The Civil Aviation Authority on Monday gave Royal Jordanian Airlines the go-ahead to add a weekly flight to Israel to its schedule, bringing the number to 15. The new outbound service will start on June 5, with a departure from Ben-Gurion International Airport at 10:10 P.M. and arrival in Amman at 10:55 P.M. The airline’s representative in Israel, Dvora Bruchstein, said the additional service is scheduled to provide connections for passengers bound for Bangkok and Hong Kong via Amman, and also provides inbound return connections for passengers returning to Israel via Amman from New York’s Kennedy Airport and Europe. The aviation treaty between Israel and Jordan imposes ceilings on traffic on the Tel Aviv-Amman route for Royal Jordanian and Israeli carriers Israir and Arkia. ‏(Zohar Blumenkrantz‏)
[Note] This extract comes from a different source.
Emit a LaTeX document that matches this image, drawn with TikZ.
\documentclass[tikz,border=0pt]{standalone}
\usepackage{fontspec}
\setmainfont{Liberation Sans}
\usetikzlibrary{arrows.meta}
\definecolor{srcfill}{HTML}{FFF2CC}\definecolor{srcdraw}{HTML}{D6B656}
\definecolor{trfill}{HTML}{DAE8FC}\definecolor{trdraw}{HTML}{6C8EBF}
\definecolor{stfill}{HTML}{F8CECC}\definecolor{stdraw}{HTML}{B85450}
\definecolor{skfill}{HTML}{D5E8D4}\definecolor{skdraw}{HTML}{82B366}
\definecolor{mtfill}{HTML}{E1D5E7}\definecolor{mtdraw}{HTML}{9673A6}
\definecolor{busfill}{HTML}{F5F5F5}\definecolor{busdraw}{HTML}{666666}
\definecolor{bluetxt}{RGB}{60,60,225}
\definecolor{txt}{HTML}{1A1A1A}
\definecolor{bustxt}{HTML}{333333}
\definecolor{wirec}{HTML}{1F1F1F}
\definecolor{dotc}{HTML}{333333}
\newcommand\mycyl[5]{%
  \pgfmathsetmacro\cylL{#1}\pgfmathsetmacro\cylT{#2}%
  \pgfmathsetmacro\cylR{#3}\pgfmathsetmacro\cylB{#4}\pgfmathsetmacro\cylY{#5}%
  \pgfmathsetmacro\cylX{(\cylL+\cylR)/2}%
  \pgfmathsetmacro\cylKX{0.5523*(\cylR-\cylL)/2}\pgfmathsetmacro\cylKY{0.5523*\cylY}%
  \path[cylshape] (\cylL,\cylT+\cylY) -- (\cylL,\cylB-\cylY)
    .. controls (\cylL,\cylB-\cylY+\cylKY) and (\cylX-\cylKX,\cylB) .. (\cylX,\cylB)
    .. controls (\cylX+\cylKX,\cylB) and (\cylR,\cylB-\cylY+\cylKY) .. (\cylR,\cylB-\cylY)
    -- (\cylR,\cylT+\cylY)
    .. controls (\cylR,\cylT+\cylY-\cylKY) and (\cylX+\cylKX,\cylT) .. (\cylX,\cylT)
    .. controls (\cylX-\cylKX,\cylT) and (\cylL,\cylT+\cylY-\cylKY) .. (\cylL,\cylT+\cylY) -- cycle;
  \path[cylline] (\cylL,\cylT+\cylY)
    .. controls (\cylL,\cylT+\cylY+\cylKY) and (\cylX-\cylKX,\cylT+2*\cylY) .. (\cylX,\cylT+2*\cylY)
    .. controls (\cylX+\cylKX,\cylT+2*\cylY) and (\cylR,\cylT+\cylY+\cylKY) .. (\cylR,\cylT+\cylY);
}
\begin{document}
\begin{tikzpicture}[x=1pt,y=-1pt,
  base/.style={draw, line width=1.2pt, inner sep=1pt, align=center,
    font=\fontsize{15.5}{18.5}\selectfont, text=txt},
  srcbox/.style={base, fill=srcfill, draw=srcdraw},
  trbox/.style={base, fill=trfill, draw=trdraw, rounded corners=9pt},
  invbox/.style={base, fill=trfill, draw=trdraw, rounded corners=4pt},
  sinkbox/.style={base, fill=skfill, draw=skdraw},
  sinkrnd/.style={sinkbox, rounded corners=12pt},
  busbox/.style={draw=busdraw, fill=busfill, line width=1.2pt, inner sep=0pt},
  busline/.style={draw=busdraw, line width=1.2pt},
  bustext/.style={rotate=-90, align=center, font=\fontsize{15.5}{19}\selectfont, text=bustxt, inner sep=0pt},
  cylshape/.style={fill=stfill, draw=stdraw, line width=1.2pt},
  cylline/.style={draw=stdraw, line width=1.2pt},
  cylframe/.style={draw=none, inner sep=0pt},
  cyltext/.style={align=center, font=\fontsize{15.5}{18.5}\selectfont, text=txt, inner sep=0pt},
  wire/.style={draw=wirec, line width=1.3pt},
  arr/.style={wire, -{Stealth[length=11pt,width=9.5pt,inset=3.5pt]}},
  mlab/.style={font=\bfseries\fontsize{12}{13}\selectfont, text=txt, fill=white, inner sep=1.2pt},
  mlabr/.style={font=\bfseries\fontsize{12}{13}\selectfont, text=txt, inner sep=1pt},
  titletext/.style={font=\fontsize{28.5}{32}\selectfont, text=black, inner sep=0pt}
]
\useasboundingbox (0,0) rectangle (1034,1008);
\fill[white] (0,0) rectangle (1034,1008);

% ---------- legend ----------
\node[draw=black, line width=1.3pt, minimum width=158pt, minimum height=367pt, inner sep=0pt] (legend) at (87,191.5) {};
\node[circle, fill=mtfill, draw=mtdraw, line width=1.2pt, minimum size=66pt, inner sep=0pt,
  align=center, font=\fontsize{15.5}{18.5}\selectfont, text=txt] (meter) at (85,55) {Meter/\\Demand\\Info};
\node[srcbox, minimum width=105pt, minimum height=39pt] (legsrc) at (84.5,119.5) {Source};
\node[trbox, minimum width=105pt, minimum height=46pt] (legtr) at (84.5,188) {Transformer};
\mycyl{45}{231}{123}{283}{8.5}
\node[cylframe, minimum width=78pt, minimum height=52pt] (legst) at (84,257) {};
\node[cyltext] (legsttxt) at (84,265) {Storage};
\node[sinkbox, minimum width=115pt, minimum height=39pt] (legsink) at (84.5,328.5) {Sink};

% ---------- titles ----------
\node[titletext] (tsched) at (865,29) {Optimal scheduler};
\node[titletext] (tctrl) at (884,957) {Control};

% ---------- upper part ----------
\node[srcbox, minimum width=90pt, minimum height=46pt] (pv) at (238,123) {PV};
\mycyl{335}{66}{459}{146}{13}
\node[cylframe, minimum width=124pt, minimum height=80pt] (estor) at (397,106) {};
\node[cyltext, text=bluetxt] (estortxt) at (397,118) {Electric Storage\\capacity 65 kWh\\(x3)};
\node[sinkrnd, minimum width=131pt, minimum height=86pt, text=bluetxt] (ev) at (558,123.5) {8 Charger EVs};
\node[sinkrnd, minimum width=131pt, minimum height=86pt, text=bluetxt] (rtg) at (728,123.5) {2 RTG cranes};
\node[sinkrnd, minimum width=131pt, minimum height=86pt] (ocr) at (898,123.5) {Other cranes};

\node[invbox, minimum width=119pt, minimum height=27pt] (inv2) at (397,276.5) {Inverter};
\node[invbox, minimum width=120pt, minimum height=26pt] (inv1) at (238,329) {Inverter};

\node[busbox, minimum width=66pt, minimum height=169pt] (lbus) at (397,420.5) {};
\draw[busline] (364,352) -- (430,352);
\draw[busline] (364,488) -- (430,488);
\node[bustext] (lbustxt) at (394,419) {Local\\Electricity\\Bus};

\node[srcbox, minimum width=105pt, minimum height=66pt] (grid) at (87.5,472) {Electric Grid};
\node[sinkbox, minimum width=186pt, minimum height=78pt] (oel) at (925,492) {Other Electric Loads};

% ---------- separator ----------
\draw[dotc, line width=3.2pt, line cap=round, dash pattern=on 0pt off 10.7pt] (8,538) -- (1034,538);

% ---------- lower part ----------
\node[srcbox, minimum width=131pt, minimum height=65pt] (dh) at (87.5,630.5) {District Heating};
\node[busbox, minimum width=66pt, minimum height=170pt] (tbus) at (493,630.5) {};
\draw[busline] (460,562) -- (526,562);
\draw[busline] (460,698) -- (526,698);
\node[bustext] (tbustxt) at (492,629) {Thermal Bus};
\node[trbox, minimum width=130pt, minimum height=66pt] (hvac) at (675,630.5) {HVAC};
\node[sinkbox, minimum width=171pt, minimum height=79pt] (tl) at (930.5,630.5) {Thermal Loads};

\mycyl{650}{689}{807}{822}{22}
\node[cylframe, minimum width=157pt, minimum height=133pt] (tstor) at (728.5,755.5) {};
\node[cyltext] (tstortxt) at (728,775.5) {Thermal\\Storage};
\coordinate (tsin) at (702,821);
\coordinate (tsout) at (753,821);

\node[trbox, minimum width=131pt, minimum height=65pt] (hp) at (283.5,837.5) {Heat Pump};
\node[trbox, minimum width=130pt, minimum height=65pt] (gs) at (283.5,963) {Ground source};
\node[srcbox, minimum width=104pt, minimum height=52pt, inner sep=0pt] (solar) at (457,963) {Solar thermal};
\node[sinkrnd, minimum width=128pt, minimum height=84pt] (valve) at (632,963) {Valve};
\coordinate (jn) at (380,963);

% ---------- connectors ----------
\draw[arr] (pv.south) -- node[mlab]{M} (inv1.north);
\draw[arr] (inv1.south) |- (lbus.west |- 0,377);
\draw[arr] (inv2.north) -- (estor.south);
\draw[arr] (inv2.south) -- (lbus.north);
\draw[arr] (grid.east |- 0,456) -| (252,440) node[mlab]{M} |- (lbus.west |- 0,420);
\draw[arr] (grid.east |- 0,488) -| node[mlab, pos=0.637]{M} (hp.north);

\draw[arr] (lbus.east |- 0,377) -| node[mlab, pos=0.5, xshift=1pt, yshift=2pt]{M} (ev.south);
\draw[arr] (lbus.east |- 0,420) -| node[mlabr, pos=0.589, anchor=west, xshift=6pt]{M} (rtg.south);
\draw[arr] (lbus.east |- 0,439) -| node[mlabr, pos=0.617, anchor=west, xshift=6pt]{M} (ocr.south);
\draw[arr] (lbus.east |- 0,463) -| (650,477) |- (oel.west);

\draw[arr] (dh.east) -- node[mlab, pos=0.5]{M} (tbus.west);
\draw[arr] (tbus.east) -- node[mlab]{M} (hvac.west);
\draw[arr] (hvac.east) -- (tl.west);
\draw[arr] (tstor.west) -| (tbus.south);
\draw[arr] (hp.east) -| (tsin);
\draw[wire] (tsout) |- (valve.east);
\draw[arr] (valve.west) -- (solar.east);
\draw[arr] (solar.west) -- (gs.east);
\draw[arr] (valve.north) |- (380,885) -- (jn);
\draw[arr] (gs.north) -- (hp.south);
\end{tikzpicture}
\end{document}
VC investment in high-tech edged down in first quarter

Venture capital investment in Israeli high-tech companies fell slightly in the first quarter from the same time last year, the IVC OnLine-KPMG survey reported on Monday. For the three months, 169 high-tech and start-up firms raised $474 million from VC funds, a decline of 2% over first-quarter 2012 and 4% less than the fourth quarter of 2012. Of the first quarter total, 77% came via financing rounds that included venture capital funds. The average amount raised per firm was $2.8 million, although 17 firms raised more than $10 million. Israeli venture capital funds expanded their activity during the quarter, investing $147 million, 18% more than a year ago. IVC CEO Kobi Simana said the jump is a direct result of capital that the funds themselves had raised in the past year. ‏(Inbal Orpaz‏)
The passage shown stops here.